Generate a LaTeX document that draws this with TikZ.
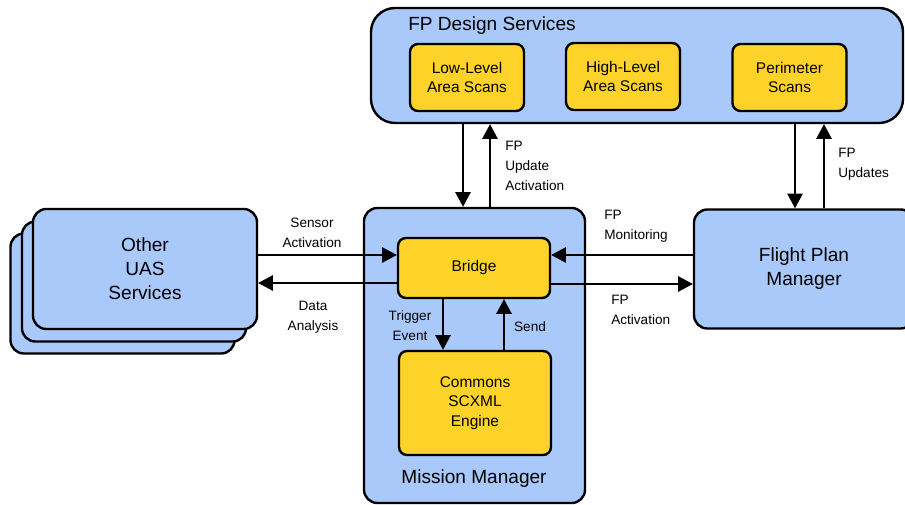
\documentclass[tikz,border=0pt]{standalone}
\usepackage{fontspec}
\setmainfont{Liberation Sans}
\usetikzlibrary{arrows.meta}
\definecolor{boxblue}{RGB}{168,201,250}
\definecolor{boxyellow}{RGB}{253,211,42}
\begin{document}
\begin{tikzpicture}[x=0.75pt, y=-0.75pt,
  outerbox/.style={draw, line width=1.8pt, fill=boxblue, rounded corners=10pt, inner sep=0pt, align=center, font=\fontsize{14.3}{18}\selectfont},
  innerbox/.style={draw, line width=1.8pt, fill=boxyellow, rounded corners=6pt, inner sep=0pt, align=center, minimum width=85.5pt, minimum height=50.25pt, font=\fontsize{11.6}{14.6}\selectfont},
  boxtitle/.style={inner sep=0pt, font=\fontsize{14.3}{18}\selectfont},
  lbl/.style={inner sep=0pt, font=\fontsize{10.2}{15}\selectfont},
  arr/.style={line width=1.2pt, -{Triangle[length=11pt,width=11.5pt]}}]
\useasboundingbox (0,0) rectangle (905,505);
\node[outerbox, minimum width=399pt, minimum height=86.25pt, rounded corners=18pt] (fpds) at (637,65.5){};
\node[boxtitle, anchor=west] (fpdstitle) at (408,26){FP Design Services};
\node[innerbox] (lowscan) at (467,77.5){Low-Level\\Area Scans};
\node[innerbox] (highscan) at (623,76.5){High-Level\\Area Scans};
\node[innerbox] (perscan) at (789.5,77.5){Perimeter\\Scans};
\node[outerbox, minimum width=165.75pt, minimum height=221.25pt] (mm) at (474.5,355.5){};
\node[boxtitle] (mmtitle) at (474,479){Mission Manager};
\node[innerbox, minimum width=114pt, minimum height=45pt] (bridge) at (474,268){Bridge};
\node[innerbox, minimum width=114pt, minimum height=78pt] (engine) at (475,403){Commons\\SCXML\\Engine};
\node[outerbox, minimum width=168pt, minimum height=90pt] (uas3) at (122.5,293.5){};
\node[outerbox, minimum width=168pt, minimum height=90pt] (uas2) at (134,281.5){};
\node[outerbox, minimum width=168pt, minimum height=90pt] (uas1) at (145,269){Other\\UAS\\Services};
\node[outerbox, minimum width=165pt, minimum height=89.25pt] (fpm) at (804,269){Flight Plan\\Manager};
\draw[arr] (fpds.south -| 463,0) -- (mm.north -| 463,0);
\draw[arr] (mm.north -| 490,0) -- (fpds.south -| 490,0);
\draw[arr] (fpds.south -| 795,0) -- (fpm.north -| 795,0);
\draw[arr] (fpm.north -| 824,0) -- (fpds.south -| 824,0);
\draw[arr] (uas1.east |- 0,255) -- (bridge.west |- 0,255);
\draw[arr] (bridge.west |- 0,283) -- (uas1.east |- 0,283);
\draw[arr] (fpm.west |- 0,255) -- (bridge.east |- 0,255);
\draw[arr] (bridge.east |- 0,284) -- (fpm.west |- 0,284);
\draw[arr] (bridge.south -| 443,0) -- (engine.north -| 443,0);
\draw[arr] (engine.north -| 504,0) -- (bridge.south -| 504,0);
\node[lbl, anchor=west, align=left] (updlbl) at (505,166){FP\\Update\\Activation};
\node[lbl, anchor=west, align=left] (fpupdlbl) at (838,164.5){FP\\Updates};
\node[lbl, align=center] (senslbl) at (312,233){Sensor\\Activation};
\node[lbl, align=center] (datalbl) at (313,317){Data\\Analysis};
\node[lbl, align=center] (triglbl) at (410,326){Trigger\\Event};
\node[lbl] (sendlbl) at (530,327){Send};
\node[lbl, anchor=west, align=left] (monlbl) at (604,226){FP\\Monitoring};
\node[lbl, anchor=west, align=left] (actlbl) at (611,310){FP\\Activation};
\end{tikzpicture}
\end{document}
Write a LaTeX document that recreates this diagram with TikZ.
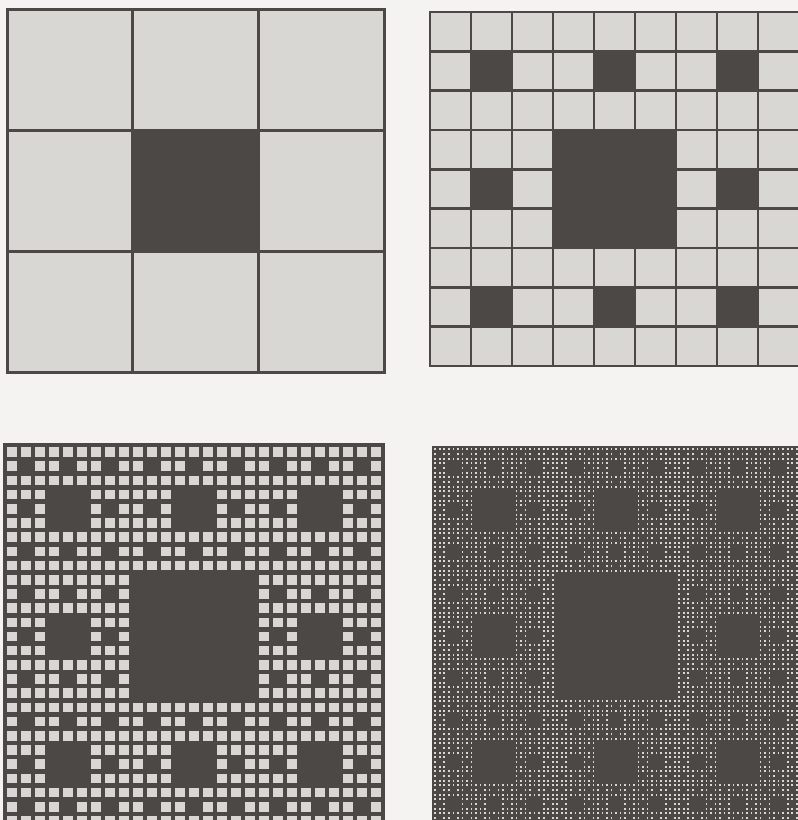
# # # # # # #
What is required
In the listing above, find each line with the word "that" and copy it.

Answer below
Generate a LaTeX document that draws this with TikZ.
Write a LaTeX document that recreates this diagram with TikZ.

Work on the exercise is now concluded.